The Grand Cherokee L vehicles on the assembly line are the first of a new generation of Jeep’s best-selling model line, aimed at expanding the brand’s sales to customers who want an SUV with three rows of seats.
Until now, Grand Cherokees only offered seating for five. Now, with room for as many as seven passengers, Jeep can take on rivals such as Ford Motor Co’s Explorer, General Motors Co’s GMC Acadia and larger SUVs from European and Japanese brands.
The plant, which began building vehicles in March, now is operating three shifts a day, plant manager Michael Brieda said.
In a tight labor market, Brieda said the biggest challenge the plant had “was finding people capable of working in a manufacturing environment.” Job applicants were given dexterity tests as part of their interviews, he said.
About 2,100 Detroit City residents have been hired at the plant, the company said.
The new Jeep plant underscores the split personality of the United States vehicle market, where most of the vehicles coming down the Mack assembly line will be sold.
Tesla Inc is the industry’s most valuable automaker thanks to its lead in electric vehicle technology.
But for Detroit’s automakers, demand for pickup trucks and decked-out gasoline-fueled SUVs still pays the bills.
As the Mack assembly complex accelerates, Stellantis will have two adjacent factories in Detroit capable of building 500,000 or more Grand Cherokee models a year. The nearby Jefferson North Jeep plant was built in 1991 – and until now was the Motor City’s newest assembly plant.
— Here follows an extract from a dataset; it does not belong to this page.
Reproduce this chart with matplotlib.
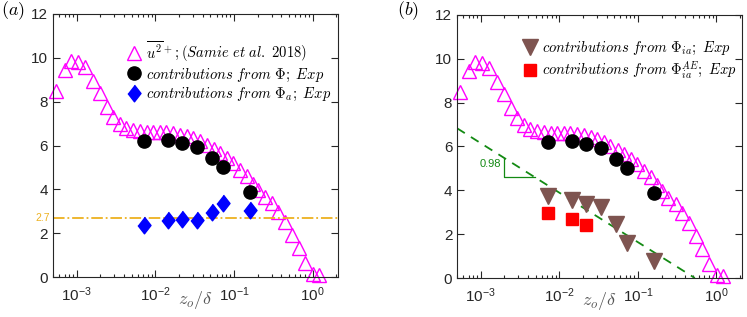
import numpy as np
import matplotlib
matplotlib.use("Agg")
import matplotlib.pyplot as plt
from matplotlib.ticker import FixedLocator, FuncFormatter, LogLocator, NullFormatter

# u2+ profile from Samie et al. 2018
samie_z = [5.50e-4, 7.08e-4, 8.51e-4, 1.05e-3, 1.29e-3, 1.59e-3, 1.95e-3,
           2.40e-3, 2.88e-3, 3.55e-3, 4.27e-3, 5.25e-3, 6.31e-3, 7.76e-3,
           9.33e-3, 1.15e-2, 1.38e-2, 1.70e-2, 2.04e-2, 2.51e-2, 3.02e-2,
           3.72e-2, 4.47e-2, 5.50e-2, 6.61e-2, 8.13e-2, 9.77e-2, 0.120,
           0.145, 0.174, 0.204, 0.245, 0.302, 0.363, 0.447, 0.543, 0.661,
           0.80, 1.02, 1.20]
samie_u2 = [8.5, 9.45, 9.85, 9.8, 9.6, 8.95, 8.4, 7.75, 7.3, 7.0, 6.8, 6.7,
            6.65, 6.6, 6.6, 6.6, 6.6, 6.55, 6.5, 6.45, 6.35, 6.2, 6.03, 5.85,
            5.65, 5.42, 5.19, 4.9, 4.6, 4.25, 3.97, 3.67, 3.37, 2.98, 2.53,
            1.92, 1.31, 0.63, 0.15, 0.1]

# experimental positions and contributions
exp_z = [7.1e-3, 1.43e-2, 2.19e-2, 3.34e-2, 5.2e-2, 7.2e-2, 0.158]
phi_u2 = [6.2, 6.25, 6.12, 5.93, 5.45, 5.0, 3.89]
phi_a_u2 = [2.36, 2.59, 2.66, 2.59, 2.97, 3.39, 3.04]
phi_ia_u2 = [3.74, 3.57, 3.39, 3.22, 2.45, 1.58, 0.76]
phi_ia_ae_z = [7.1e-3, 1.43e-2, 2.19e-2]
phi_ia_ae_u2 = [2.96, 2.69, 2.43]

PLATEAU = 2.7
SLOPE = 0.98
SLOPE_Z0 = 0.53      # where the log fit reaches zero
XLIM = (5.0e-4, 2.1)

MAGENTA = "#FF00FF"
ORANGE = "#EDB120"
GREEN = "#138A13"
BROWN = "#7E5450"
AXCOL = "#262626"

plt.rcParams["font.family"] = "Liberation Sans"
plt.rcParams["mathtext.fontset"] = "cm"


def log_fit(z):
    return -SLOPE * np.log(z / SLOPE_Z0)


def style_axes(ax):
    ax.set_xscale("log")
    ax.set_xlim(*XLIM)
    ax.set_ylim(0, 12)
    ax.xaxis.set_major_locator(FixedLocator([1e-3, 1e-2, 1e-1, 1e0]))
    ax.xaxis.set_major_formatter(
        FuncFormatter(lambda v, p: r"$\mathregular{10^{%d}}$" % round(np.log10(v))))
    ax.xaxis.set_minor_locator(LogLocator(base=10, subs=range(2, 10), numticks=20))
    ax.xaxis.set_minor_formatter(NullFormatter())
    ax.set_yticks(range(0, 13, 2))
    ax.tick_params(which="both", direction="in", top=True, right=True,
                   colors=AXCOL, labelsize=11, width=0.8)
    ax.tick_params(which="major", length=5)
    ax.tick_params(which="minor", length=2.5)
    ax.tick_params(axis="x", pad=6)
    for s in ax.spines.values():
        s.set_color(AXCOL)
        s.set_linewidth(0.8)
    ax.set_xlabel(r"$z_o/\delta$", fontsize=13, color="#555555")
    ax.xaxis.set_label_coords(0.5, -0.045)


def plot_samie(ax):
    h, = ax.plot(samie_z, samie_u2, "^", ls="none", mfc="none", mec=MAGENTA,
                 ms=9.5, mew=1.0, clip_on=False)
    return h


def plot_phi(ax):
    h, = ax.plot(exp_z, phi_u2, "o", ls="none", color="black", ms=9.5)
    return h


fig = plt.figure(figsize=(7.47, 3.17), dpi=100)
ax1 = fig.add_axes([0.071, 0.126, 0.3815, 0.830])
ax2 = fig.add_axes([0.612, 0.123, 0.381, 0.830])

# panel (a)
h_samie = plot_samie(ax1)
ax1.axhline(PLATEAU, color=ORANGE, ls="-.", lw=1.3)
h_phi = plot_phi(ax1)
h_phia, = ax1.plot(exp_z, phi_a_u2, ls="none", color="blue", ms=12,
                   marker=[(0, 1), (0.78, 0), (0, -1), (-0.78, 0)])
style_axes(ax1)
ax1.text(-0.012, PLATEAU, "2.7", color=ORANGE, fontsize=7.5, ha="right",
         va="center", transform=ax1.get_yaxis_transform())
ax1.legend([h_samie, h_phi, h_phia],
           [r"$\overline{u^2}^+;(Samie\ et\ al.\ 2018)$",
            r"$contributions\ from\ \Phi;\ Exp$",
            r"$contributions\ from\ \Phi_a;\ Exp$"],
           loc="upper left", bbox_to_anchor=(0.26, 0.903), frameon=False,
           fontsize=10.5, borderpad=0, borderaxespad=0, handlelength=1.0,
           handletextpad=0.3, labelspacing=0.15)

# panel (b)
plot_samie(ax2)
fit_z = [XLIM[0], SLOPE_Z0]
ax2.plot(fit_z, [log_fit(z) for z in fit_z], color=GREEN, ls=(0, (5, 4)), lw=1.3)
tri_z = [2.0e-3, 4.85e-3]
ax2.plot([tri_z[0], tri_z[0], tri_z[1]],
         [log_fit(tri_z[0]), log_fit(tri_z[1]), log_fit(tri_z[1])],
         color=GREEN, lw=0.9)
ax2.text(1.8e-3, 5.2, "0.98", color=GREEN, fontsize=8, ha="right", va="center")
plot_phi(ax2)
h_ia, = ax2.plot(exp_z, phi_ia_u2, "v", ls="none", color=BROWN, ms=11)
h_ae, = ax2.plot(phi_ia_ae_z, phi_ia_ae_u2, "s", ls="none", color="red", ms=8)
style_axes(ax2)
ax2.legend([h_ia, h_ae],
           [r"$contributions\ from\ \Phi_{ia};\ Exp$",
            r"$contributions\ from\ \Phi_{ia}^{AE};\ Exp$"],
           loc="upper left", bbox_to_anchor=(0.231, 0.905), frameon=False,
           fontsize=10.5, borderpad=0, borderaxespad=0, handlelength=1.0,
           handletextpad=0.3, labelspacing=0.15)

fig.text(0.002, 0.968, r"$(a)$", fontsize=13, va="center")
fig.text(0.531, 0.968, r"$(b)$", fontsize=13, va="center")

fig.savefig("out.png", dpi=100)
Mario Holmes, the manager who oversaw the development of the Grand Cherokee L, said much effort went into designing a new, more efficient architecture that uses aluminum and high-strength steel to cut weight. Though the new model has three rows of seats, it’s in the same weight class as five-passenger SUVs, he said.
There will be an electrified powertrain offered, but details on that will come later, he said.
One sign of the importance of the Grand Cherokee L is that Brieda, the plant manager, said he has had no problems getting enough semiconductors for the new model, even as Stellantis is idling assembly lines for other vehicles amid a global shortage of the chips needed for modern motoring systems.